I intend to configure it as follows:
Cluster A : Node A - node.master : True, node.data : False
Cluster A : Node B - node.master : True, node.data : True
Cluster A : Node C - node.master : false, node.data : True
My source of ingestion is logstash. Logstash will ingest the data into ClusterA with input as csv and output to elasticsearch.
I had a few questions for this setup:
a) Is the cluster config OK? i.e two master and two data nodes.
b) What is the best way to run logstash?
My options are:
- Run Logstash on NodeA, and ingest data pointing output to the network IP of Node B?
- Can I run Logstash on NodeA and ingest the csv to elasticsearch running on Node A although nodeA is not a data node? (i,e will the nodeA distribute data to other nodes?)

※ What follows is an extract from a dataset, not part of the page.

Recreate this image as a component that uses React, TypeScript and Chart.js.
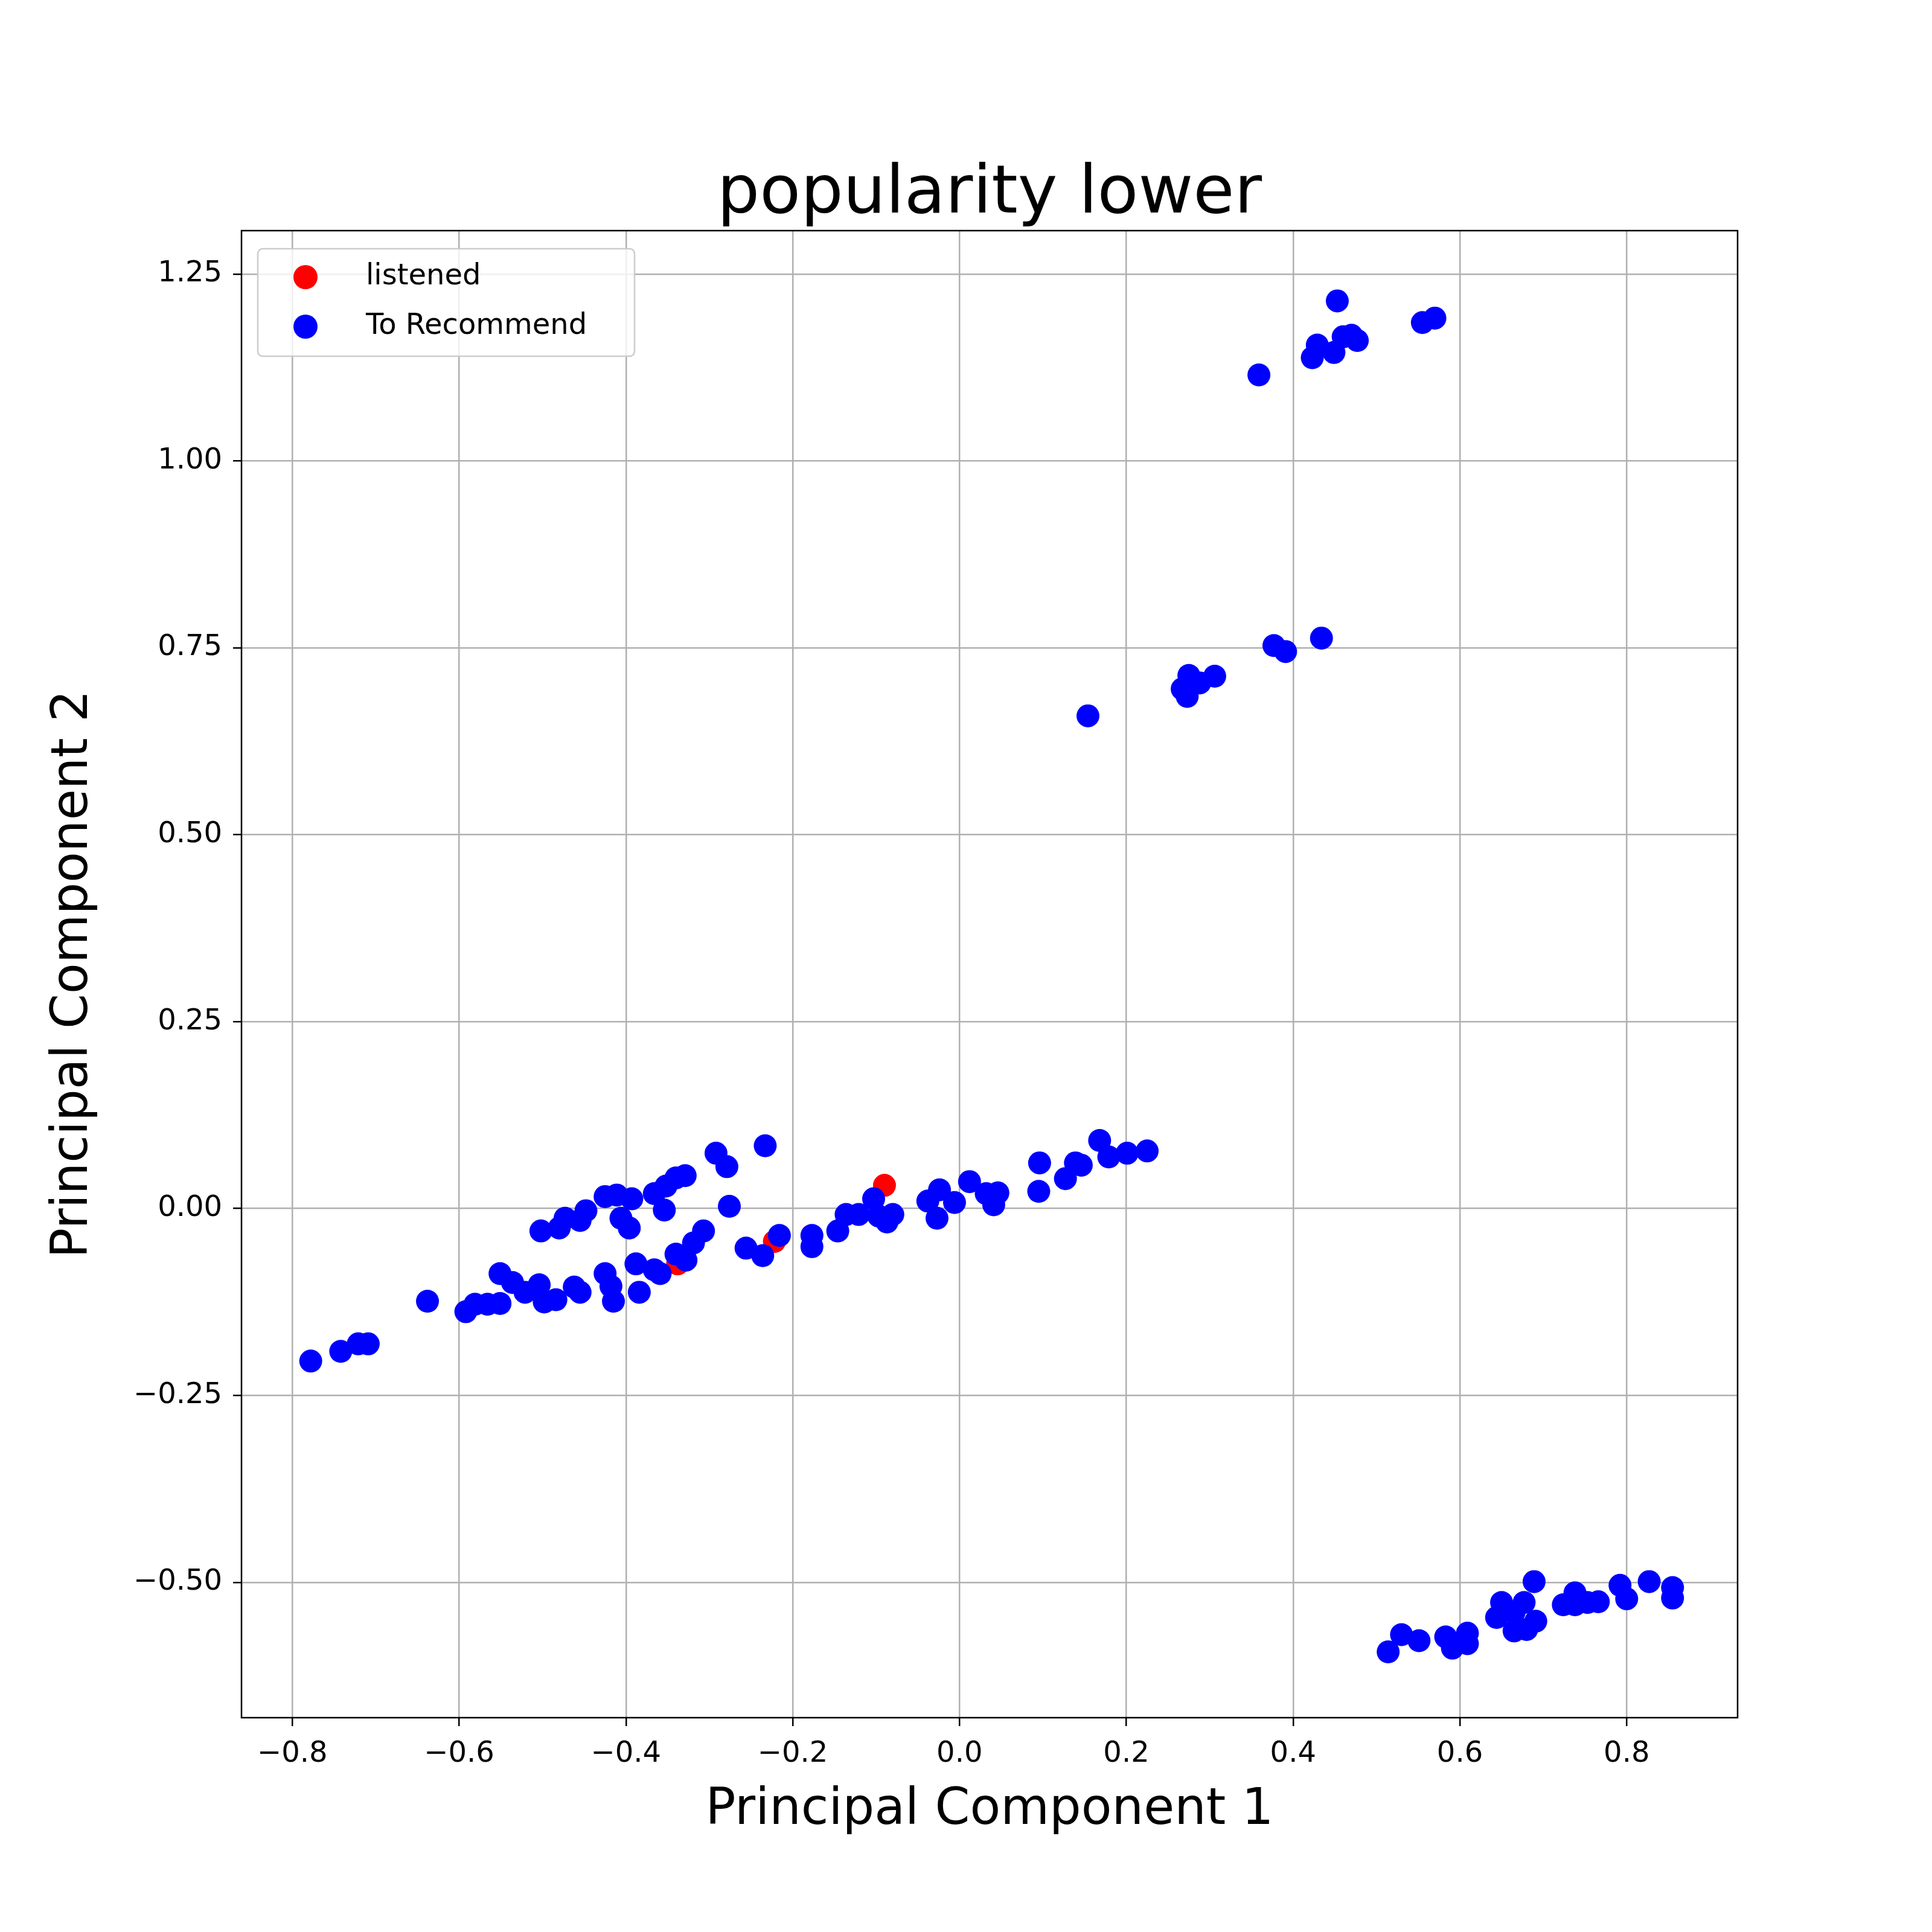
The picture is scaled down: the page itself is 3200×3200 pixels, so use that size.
import React, { useEffect, useRef } from 'react';
import { Chart } from 'chart.js/auto';

const listenedX = [-0.09, -0.222, -0.338];
const listenedY = [0.031, -0.044, -0.074];

const recommendX = [
  0.453, 0.555, 0.57, 0.429, 0.449, 0.423, 0.46, 0.47, 0.477, 0.359,
  0.434, 0.377, 0.391, 0.275, 0.306, 0.288, 0.267, 0.273, 0.154,
  -0.778, -0.742, -0.721, -0.709, -0.638, -0.592, -0.581, -0.566, -0.551, -0.551,
  -0.536, -0.521, -0.504, -0.498, -0.484, -0.462, -0.455, -0.502, -0.48, -0.473,
  -0.455, -0.448, -0.425, -0.411, -0.393, -0.406, -0.396, -0.425, -0.418, -0.415,
  -0.388, -0.384, -0.366, -0.359, -0.366, -0.352, -0.34, -0.329, -0.354, -0.34,
  -0.328, -0.319, -0.307, -0.292, -0.279, -0.276, -0.256, -0.236, -0.233, -0.216,
  -0.177, -0.177, -0.146, -0.136, -0.121, -0.103, -0.097, -0.087, -0.08, -0.038,
  -0.027, -0.024, -0.006, 0.012, 0.032, 0.041, 0.046, 0.095, 0.096, 0.127,
  0.139, 0.146, 0.168, 0.179, 0.201, 0.225,
  0.514, 0.53, 0.551, 0.583, 0.591, 0.609, 0.609, 0.644, 0.65, 0.665,
  0.665, 0.677, 0.68, 0.689, 0.691, 0.724, 0.738, 0.738, 0.753, 0.766,
  0.792, 0.8, 0.827, 0.855, 0.855,
];
const recommendY = [
  1.214, 1.185, 1.191, 1.155, 1.145, 1.138, 1.166, 1.168, 1.161, 1.115,
  0.763, 0.753, 0.745, 0.713, 0.712, 0.703, 0.695, 0.685, 0.659,
  -0.204, -0.191, -0.181, -0.181, -0.124, -0.138, -0.128, -0.128, -0.127, -0.087,
  -0.099, -0.112, -0.102, -0.125, -0.122, -0.105, -0.112, -0.03, -0.026, -0.013,
  -0.016, -0.003, 0.016, 0.018, 0.013, -0.013, -0.026, -0.087, -0.104, -0.124,
  -0.074, -0.112, -0.082, -0.087, 0.02, 0.03, 0.041, 0.044, -0.002, -0.061,
  -0.069, -0.046, -0.03, 0.074, 0.056, 0.003, -0.053, -0.063, 0.084, -0.036,
  -0.036, -0.051, -0.03, -0.008, -0.008, 0.013, -0.01, -0.018, -0.008, 0.01,
  -0.013, 0.025, 0.008, 0.036, 0.02, 0.005, 0.021, 0.023, 0.061, 0.04,
  0.061, 0.058, 0.091, 0.069, 0.074, 0.077,
  -0.593, -0.57, -0.578, -0.573, -0.588, -0.568, -0.582, -0.547, -0.527, -0.54,
  -0.565, -0.527, -0.563, -0.499, -0.552, -0.53, -0.514, -0.53, -0.527, -0.526,
  -0.504, -0.522, -0.499, -0.507, -0.521,
];

const xTicks = [-0.8, -0.6, -0.4, -0.2, 0, 0.2, 0.4, 0.6, 0.8];
const yTicks = [-0.5, -0.25, 0, 0.25, 0.5, 0.75, 1.0, 1.25];

const font = 'DejaVu Sans';
const minus = (s: string) => s.replace('-', '\u2212');

const App: React.FC = () => {
  const ref = useRef<HTMLCanvasElement>(null);

  useEffect(() => {
    const ctx = ref.current?.getContext('2d');
    if (!ctx) return;

    // frame, title, axis titles and legend drawn like matplotlib
    const frame = {
      id: 'frame',
      afterDraw(c: any) {
        const { ctx: g, chartArea: a } = c;
        const cx = (a.left + a.right) / 2;
        g.save();
        g.strokeStyle = '#000';
        g.lineWidth = 2.5;
        g.strokeRect(a.left, a.top, a.right - a.left, a.bottom - a.top);
        g.fillStyle = '#000';
        g.textAlign = 'center';
        g.textBaseline = 'alphabetic';
        g.font = `111px "${font}"`;
        g.fillText('popularity lower', cx, 352);
        g.textBaseline = 'middle';
        g.font = `83px "${font}"`;
        g.fillText('Principal Component 1', cx, 2999);
        g.save();
        g.translate(122, (a.top + a.bottom) / 2);
        g.rotate(-Math.PI / 2);
        g.fillText('Principal Component 2', 0, 0);
        g.restore();

        // legend
        g.beginPath();
        g.fillStyle = 'rgba(255,255,255,0.8)';
        g.strokeStyle = '#cccccc';
        g.lineWidth = 2.5;
        (g as any).roundRect(427, 412, 624, 178, 8);
        g.fill();
        g.stroke();
        const items = c.data.datasets;
        [0, 1].forEach((i) => {
          const y = 459 + i * 82;
          g.beginPath();
          g.fillStyle = items[i].backgroundColor;
          g.arc(506, y, 20, 0, Math.PI * 2);
          g.fill();
          g.fillStyle = '#000';
          g.textAlign = 'left';
          g.font = `48px "${font}"`;
          g.fillText(items[i].label, 606, y);
        });
        g.restore();
      },
    };

    const chart = new Chart(ctx, {
      type: 'scatter',
      data: {
        datasets: [
          {
            label: 'listened',
            data: listenedX.map((x, i) => ({ x, y: listenedY[i] })),
            backgroundColor: '#ff0000',
            borderWidth: 0,
            pointRadius: 19,
            order: 2,
          },
          {
            label: 'To Recommend',
            data: recommendX.map((x, i) => ({ x, y: recommendY[i] })),
            backgroundColor: '#0000ff',
            borderWidth: 0,
            pointRadius: 19,
            order: 1,
          },
        ],
      },
      plugins: [frame],
      options: {
        animation: false,
        responsive: false,
        devicePixelRatio: 1,
        layout: { padding: { top: 382, right: 322, left: 0, bottom: 0 } },
        plugins: {
          title: { display: false },
          tooltip: { enabled: false },
          legend: { display: false },
        },
        scales: {
          x: {
            type: 'linear',
            min: -0.861,
            max: 0.933,
            afterBuildTicks: (s: any) => {
              s.ticks = xTicks.map((v) => ({ value: v }));
            },
            afterFit: (s: any) => {
              s.height = 355;
            },
            grid: { color: '#b0b0b0', lineWidth: 2.5, tickLength: 14, tickColor: '#000' },
            border: { display: false },
            ticks: {
              color: '#000',
              padding: 18,
              maxRotation: 0,
              font: { family: font, size: 48 },
              callback: (v: any) => minus(Number(v).toFixed(1)),
            },
          },
          y: {
            type: 'linear',
            min: -0.681,
            max: 1.308,
            afterBuildTicks: (s: any) => {
              s.ticks = yTicks.map((v) => ({ value: v }));
            },
            afterFit: (s: any) => {
              s.width = 400;
            },
            grid: { color: '#b0b0b0', lineWidth: 2.5, tickLength: 14, tickColor: '#000' },
            border: { display: false },
            ticks: {
              color: '#000',
              padding: 18,
              font: { family: font, size: 48 },
              callback: (v: any) => minus(Number(v).toFixed(2)),
            },
          },
        },
      },
    });
    return () => {
      chart.destroy();
    };
  }, []);

  return (
    <div style={{ position: 'absolute', left: 0, top: 0, width: 3200, height: 3200, background: '#fff' }}>
      <canvas ref={ref} width={3200} height={3200}></canvas>
    </div>
  );
};

export default App;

- for efficiency, will it make a difference if I run logstash on an alltogether different host so that elastic indexing can do its best without hinderance from logstash? -- But in that case, logstash will point over network than localhost.
c) Which node is the best place to run kibana on?
d) Is it possible to have a rollover indexing in elastic? i.e I only want to ingest last 2 weeks of data. I want to remove the oldest two weeks and have a moving window of the data available. That way, I dont run up on disc space?
Is this something relevant ?